PacWave (Newport, OR)

Following the San Diego open-ocean pilot, CalWave plans to prepare for deployment of our x100™ unit, ranking 100kW of power, at PacWave. PacWave will be the first federally-approved, commercial-scale, utility grid-connected wave energy site in the United States.

Credit: US Department of Energy

2021 Open-Ocean Pilot (San Diego, CA)

On September 16th, 2021, CalWave successfully commissioned California’s first at-sea, long-duration wave energy pilot. The x1™ pilot unit, a scaled representation of CalWave’s x100™ architecture, was deployed off the coast of San Diego, 1,800 feet from the Scripps Institute of Oceanography research pier. This project was supported by a U.S. Department of Energy award with the goal of validating the performance and reliability of our fully autonomous, submerged xWave system in open-ocean. All pilot objectives were achieved as our demonstration ran continuously for 10 months with zero intervention and 99% system uptime, and was recovered in July 2021.

Key partners for this project include the U.S. Department of Energy, Scripps Institution of Oceanography, the National Renewable Energy Laboratory, Sandia National Laboratories, DNV GL, and UC Berkeley.
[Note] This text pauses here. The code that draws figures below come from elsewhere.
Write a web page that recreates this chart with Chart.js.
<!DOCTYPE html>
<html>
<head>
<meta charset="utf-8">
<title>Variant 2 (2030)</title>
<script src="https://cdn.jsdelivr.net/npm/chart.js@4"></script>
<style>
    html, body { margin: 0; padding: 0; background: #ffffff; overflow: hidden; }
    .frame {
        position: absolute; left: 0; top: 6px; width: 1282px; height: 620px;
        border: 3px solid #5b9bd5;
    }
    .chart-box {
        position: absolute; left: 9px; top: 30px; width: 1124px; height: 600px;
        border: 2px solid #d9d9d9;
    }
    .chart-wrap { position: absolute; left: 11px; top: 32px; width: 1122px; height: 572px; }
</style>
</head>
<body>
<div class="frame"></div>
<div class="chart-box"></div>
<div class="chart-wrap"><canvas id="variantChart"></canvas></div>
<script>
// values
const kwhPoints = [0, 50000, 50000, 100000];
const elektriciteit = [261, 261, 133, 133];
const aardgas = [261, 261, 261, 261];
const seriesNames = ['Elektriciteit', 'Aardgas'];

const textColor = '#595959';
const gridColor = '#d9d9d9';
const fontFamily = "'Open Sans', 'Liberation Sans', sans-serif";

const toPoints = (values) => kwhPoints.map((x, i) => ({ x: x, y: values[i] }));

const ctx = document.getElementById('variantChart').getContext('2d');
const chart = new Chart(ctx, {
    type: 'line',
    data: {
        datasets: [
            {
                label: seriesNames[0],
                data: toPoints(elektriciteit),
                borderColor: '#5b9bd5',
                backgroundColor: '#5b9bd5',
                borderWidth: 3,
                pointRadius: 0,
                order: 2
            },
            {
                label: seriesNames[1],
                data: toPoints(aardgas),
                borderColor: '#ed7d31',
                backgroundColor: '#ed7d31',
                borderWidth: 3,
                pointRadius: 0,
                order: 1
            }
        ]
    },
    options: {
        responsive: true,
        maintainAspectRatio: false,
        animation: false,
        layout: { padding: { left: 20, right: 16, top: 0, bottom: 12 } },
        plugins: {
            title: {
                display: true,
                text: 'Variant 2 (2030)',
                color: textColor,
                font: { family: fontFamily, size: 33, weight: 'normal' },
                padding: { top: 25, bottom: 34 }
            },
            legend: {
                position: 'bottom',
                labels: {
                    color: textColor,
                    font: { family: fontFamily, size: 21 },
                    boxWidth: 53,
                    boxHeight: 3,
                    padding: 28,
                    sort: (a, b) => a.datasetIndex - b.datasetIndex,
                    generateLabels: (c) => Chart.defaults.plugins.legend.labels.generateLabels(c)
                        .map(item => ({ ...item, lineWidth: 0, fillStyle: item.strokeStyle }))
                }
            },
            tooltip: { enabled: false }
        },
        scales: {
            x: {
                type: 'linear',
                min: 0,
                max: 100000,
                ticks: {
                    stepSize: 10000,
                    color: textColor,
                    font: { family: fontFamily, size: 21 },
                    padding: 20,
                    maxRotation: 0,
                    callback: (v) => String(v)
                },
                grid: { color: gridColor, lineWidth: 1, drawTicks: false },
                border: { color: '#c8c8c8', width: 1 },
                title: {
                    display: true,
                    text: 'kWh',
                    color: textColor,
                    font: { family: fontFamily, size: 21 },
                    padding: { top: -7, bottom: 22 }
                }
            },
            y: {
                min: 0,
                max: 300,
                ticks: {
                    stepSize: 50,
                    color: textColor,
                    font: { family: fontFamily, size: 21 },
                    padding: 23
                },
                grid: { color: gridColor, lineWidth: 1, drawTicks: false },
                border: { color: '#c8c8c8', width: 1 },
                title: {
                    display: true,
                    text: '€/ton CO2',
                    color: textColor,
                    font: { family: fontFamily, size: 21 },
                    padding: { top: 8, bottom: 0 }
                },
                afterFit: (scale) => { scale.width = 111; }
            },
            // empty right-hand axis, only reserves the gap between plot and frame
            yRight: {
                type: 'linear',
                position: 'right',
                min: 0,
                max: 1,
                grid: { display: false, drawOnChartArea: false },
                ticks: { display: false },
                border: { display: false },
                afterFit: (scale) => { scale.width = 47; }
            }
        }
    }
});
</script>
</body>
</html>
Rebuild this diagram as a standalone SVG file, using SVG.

Additionally, CalWave is collaborating with Pacific Northwest National Laboratory and Integral Consulting, Inc. to collect empirical data and monitor marine ecosystem acceptability of the WEC.

Findings will inform CalWave’s next grid-connected deployment, scheduled to occur at the federally-approved PacWave wave energy site currently being built off the coast of Newport, Oregon.